-- START Extracted records --

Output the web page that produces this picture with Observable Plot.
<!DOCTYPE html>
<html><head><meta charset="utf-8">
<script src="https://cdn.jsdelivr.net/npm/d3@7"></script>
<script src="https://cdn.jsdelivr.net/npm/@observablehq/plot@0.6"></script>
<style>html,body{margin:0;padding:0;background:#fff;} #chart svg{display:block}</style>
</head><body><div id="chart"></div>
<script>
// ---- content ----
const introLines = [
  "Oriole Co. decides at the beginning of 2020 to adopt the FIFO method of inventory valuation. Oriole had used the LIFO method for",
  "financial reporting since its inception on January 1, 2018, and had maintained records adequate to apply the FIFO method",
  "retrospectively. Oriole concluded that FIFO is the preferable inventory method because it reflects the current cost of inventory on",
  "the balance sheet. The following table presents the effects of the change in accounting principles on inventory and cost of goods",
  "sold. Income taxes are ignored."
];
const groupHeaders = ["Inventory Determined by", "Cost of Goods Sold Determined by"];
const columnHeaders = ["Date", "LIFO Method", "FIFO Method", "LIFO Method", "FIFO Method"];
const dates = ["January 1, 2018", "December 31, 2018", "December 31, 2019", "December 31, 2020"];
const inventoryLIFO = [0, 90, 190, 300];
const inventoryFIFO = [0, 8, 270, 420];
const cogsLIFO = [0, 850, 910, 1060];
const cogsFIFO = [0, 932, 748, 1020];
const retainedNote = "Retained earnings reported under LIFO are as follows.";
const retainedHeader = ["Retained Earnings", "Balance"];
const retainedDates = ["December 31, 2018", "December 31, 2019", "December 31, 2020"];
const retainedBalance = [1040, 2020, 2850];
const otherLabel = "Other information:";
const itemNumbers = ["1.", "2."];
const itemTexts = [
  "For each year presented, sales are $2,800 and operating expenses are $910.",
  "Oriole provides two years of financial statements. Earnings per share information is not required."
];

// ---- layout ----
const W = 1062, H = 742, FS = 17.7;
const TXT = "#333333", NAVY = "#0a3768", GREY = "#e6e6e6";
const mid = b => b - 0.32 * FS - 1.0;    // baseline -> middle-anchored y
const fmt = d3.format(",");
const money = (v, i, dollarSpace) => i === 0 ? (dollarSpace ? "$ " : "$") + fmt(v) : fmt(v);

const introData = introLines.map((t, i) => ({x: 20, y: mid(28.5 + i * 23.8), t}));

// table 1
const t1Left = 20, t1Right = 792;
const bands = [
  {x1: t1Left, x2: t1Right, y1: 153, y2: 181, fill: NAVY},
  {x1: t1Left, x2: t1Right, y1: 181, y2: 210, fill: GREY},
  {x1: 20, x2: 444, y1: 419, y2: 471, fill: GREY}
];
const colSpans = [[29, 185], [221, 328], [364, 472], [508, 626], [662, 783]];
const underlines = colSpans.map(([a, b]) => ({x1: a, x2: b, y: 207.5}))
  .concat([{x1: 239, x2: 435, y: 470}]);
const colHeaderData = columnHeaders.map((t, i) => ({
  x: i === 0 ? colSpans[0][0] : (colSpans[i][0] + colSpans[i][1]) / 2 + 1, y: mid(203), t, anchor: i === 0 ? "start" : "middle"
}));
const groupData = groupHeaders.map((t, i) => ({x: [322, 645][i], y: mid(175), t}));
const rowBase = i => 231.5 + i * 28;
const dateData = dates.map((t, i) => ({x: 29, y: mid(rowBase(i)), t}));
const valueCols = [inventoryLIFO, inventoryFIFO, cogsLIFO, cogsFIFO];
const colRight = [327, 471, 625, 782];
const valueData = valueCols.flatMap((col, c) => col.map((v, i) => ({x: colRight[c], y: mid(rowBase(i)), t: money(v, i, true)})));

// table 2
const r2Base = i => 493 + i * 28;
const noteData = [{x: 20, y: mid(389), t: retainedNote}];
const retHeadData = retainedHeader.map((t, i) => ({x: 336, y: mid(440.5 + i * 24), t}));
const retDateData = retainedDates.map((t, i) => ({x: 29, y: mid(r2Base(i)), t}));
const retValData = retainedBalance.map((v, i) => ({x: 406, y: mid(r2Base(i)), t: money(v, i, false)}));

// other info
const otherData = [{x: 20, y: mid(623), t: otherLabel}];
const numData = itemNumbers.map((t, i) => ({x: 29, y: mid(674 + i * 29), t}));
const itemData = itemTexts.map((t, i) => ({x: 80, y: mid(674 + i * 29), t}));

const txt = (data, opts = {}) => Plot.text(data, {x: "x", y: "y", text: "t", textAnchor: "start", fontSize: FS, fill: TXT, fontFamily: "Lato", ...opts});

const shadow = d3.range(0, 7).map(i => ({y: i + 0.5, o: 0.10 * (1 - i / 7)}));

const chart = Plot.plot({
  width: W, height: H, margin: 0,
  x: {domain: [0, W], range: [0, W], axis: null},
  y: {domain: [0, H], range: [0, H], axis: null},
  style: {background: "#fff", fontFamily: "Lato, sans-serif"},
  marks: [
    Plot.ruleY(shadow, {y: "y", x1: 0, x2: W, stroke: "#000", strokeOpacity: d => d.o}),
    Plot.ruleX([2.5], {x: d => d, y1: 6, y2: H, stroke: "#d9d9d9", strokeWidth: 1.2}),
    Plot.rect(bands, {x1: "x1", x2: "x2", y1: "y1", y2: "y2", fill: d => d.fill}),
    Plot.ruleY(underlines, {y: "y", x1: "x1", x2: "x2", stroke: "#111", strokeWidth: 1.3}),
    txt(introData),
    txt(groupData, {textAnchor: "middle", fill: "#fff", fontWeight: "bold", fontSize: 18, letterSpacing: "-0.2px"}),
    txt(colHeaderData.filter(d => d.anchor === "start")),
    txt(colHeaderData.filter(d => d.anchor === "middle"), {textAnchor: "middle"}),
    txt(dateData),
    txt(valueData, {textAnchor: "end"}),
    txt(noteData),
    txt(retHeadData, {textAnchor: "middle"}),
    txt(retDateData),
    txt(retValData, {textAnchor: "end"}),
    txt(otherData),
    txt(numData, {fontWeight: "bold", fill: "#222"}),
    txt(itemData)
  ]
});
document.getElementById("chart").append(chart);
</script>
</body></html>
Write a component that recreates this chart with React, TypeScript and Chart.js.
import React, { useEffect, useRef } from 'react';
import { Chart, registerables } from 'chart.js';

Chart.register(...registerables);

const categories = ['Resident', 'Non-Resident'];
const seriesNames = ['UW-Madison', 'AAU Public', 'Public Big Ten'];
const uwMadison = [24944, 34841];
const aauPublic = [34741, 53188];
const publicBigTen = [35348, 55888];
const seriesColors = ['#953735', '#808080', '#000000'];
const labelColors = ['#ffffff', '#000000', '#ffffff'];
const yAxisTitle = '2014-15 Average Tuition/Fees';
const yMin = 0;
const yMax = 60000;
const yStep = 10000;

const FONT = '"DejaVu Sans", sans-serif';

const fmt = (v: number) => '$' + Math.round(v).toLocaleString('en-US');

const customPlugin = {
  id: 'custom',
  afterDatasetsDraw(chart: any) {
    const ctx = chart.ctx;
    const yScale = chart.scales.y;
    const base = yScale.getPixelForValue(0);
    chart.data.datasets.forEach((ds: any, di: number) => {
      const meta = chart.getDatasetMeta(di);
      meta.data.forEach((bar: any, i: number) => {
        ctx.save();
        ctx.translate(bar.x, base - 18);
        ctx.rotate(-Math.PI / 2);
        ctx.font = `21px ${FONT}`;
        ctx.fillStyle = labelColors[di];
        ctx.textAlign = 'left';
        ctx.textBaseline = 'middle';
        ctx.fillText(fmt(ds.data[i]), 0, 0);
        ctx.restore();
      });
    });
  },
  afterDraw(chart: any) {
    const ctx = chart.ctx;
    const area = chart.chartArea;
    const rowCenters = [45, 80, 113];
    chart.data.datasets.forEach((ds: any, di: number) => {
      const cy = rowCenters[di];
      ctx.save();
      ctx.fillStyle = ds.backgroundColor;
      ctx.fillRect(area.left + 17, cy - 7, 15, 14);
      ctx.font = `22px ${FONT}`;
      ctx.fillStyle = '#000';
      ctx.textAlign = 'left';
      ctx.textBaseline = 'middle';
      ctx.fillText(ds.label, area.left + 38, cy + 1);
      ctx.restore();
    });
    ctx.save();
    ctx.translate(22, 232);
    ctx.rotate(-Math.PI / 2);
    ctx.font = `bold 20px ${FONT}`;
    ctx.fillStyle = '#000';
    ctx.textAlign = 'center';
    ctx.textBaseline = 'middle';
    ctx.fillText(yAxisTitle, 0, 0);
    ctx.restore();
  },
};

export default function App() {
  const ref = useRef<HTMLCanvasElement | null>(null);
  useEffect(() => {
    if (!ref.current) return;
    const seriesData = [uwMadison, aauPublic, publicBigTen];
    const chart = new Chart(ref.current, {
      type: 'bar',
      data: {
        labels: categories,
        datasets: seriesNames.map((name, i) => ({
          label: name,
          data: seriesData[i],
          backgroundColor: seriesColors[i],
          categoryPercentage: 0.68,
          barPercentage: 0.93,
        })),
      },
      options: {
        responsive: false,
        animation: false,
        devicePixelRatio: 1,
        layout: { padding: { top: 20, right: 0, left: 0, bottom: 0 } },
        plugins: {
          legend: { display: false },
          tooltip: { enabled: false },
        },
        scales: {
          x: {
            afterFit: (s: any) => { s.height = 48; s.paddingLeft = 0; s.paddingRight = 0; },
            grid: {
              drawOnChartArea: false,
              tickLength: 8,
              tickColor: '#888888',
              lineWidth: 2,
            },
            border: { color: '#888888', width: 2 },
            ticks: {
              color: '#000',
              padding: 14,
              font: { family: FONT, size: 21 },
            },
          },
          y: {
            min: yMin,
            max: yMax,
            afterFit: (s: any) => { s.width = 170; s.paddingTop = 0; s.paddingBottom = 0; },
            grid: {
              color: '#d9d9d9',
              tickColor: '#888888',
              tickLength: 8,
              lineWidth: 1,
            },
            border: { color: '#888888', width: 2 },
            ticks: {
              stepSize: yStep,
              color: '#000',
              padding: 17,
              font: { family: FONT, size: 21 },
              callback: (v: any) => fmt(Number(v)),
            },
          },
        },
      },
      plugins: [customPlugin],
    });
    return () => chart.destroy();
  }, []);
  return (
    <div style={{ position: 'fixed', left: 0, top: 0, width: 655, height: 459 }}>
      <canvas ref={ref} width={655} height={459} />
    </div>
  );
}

-- END Extracted records --

Within the listing above, give again exactly every line from the line with "Write a component" through the line with "const fmt = (v: number)", both included, and no other line.

Write a component that recreates this chart with React, TypeScript and Chart.js.
import React, { useEffect, useRef } from 'react';
import { Chart, registerables } from 'chart.js';

Chart.register(...registerables);

const categories = ['Resident', 'Non-Resident'];
const seriesNames = ['UW-Madison', 'AAU Public', 'Public Big Ten'];
const uwMadison = [24944, 34841];
const aauPublic = [34741, 53188];
const publicBigTen = [35348, 55888];
const seriesColors = ['#953735', '#808080', '#000000'];
const labelColors = ['#ffffff', '#000000', '#ffffff'];
const yAxisTitle = '2014-15 Average Tuition/Fees';
const yMin = 0;
const yMax = 60000;
const yStep = 10000;

const FONT = '"DejaVu Sans", sans-serif';

const fmt = (v: number) => '$' + Math.round(v).toLocaleString('en-US');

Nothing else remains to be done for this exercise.